Майор Ватрен - страница 55
О, прогулка перед твоим отъездом, Анни, и памятник Майоля в Баниюльсе… спруты, выброшенные мальчишками на набережную, и особый запах коллиурских анчоусов, запах самого Коллиура, который в первый день показался тебе таким грязным, что я думал, ты к нему никогда не привыкнешь. Но прошла неделя, и ты его полюбила… А отплытие «Эль Мансура», оранского рейсового парохода, по размеру почти такого же, как Порт-Вендрская бухта. Он был слишком велик для этой бухты, и приходилось привлечь всех рабочих и всех матросов порта, чтобы вывести в море это судно под флагом… да, именно под флагом… Знаешь, Анни, я только теперь понял… Под флагом… Мечта Даби и моих друзей развеялась, а ты еще ничего не знаешь; мечта разрушилась, потому что я тогда не сознавал, что такое флаги, что они значат в нашей жизни — в то время их смысл был скрыт от нас нашей же наивностью, простодушием и фанфаронством. А помнишь виноградники, куда ты забиралась пощипать созревшие ягоды, а я всегда боялся, что тебя поймают; как честный социалист, я уважал собственность, и ты смеялась над этим, А между тем, клянусь тебе, я понимаю теперь свои страхи; я только что видел, как люди пощадили собственность бедняка, у которого на столе еще стоял суп, и как они же разгромили дом врача, сделавшего эти снимки. Ты знаешь, мы ведь могли встретить этого врача. Он, вероятно, останавливался в Ла-Балет или в Харчевне Тамплиеров. Он, быть может, улыбался тебе. В этих снимках есть что-то жестокое. Они говорят мне о навсегда утраченном рае. Пойми меня. Или меня убьют, или я стану другим человеком. Анни, мне больно сегодня. Я словно слышу звуки сарданы на площади. Грудь мою теснит мелодия, которую мы слышали там. Она напоминает мне о Страшном суде. Я не знаю, как со мной поступят на Страшном суде. Я не знаю, что я сделал сам с собой!
Ты помнишь на площади в Баниюльсе колонку с насосом у памятника Свободы. В 1939 году насос Свободы сломался, его наспех скрепили проволокой. Но тогда он еще кое-как держался! О эта ночь, когда мы купались в Полиле, с весел, сверкая, стекала вода, и ты разделась, моя ночная Венера, и по плечам твоим струились алмазы! Я все помню: и морских ежей, и военные грузовики, оставшиеся от гражданской войны прошлого года… и твой страх перед фантастической лодкой, той самой, помнишь, которая отскакивала от тебя, когда ты, усталая, подплывала к ней, чтобы отдохнуть… Как сейчас, вижу перед собой хозяина гостиницы, похожего на потасканного Адольфа Менжу, с его больной печенью и неотвязной мечтой о кругосветном путешествии.
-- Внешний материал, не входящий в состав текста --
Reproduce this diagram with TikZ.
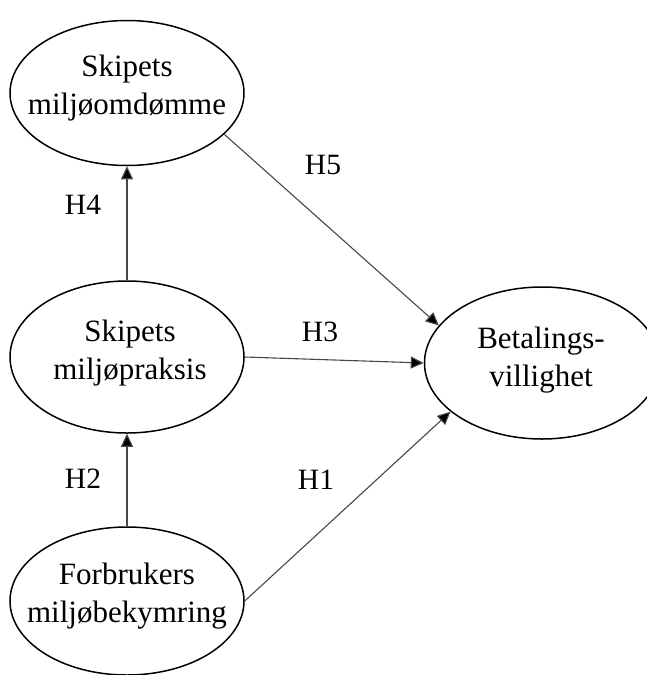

Вспомни, он разговаривал только географическими названиями, но зато как многозначительно, с какими интонациями: «Ах, Джерба, Джерба… Ах, Макао, Макао, Макао… Ах, сударь, Маркизские, Маркизские острова! Ах, Вера-Крус! Ах, Гонконг, Гонконг, Гонконг, Гонконг!» Как он был красноречив!
Майор храпел, Гондамини отрывистым голосом диктовал донесение. С улицы доносилась обычная музыка ночи — «маленькая ночная серенада», только не Моцарта: крики сов или каких-то хищных птиц и далекие орудийные раскаты. Нет, эта ночь и день и снова ночь были просто дурным сном. Манье, которого не смогли вывезти в тыл и у которого в убежище Эль-Медико оставался только один шанс из десяти, — это лишь видение кошмара, Компьен, конечно, не взят немцами.
Нет, довольно предаваться пустым мечтаниям! Это слишком легкий путь. Франсуа попытался рассуждать:
Анни, послушай и пойми меня. Я прекрасно сознавал, какая надвигается драма. Я понял роковую неизбежность этой бессмысленной войны. Я готовился к последним каникулам в солнечном порту. Я не купил зимнего костюма и заказал себе брюки для верховой езды. Я умышленно оставался без гражданской одежды. Поездка в Коллиур, Анни, была моим прощанием с мирной жизнью. И с молодостью тоже. Ты не знаешь, как долго я взвешивал возможность этой поездки. Я надеялся, что неотвратимое приближение войны и переход от дипломатии к стратегии оставят нам какую-то лазейку между миром и войной… и можно будет выкроить еще несколько дней счастья. Незадолго до того — в июле — я проходил военное обучение, нам объяснили, как полк приводится в боевую готовность. Я оставил дома уложенный чемодан, Анни. Я никогда не говорил тебе об этом.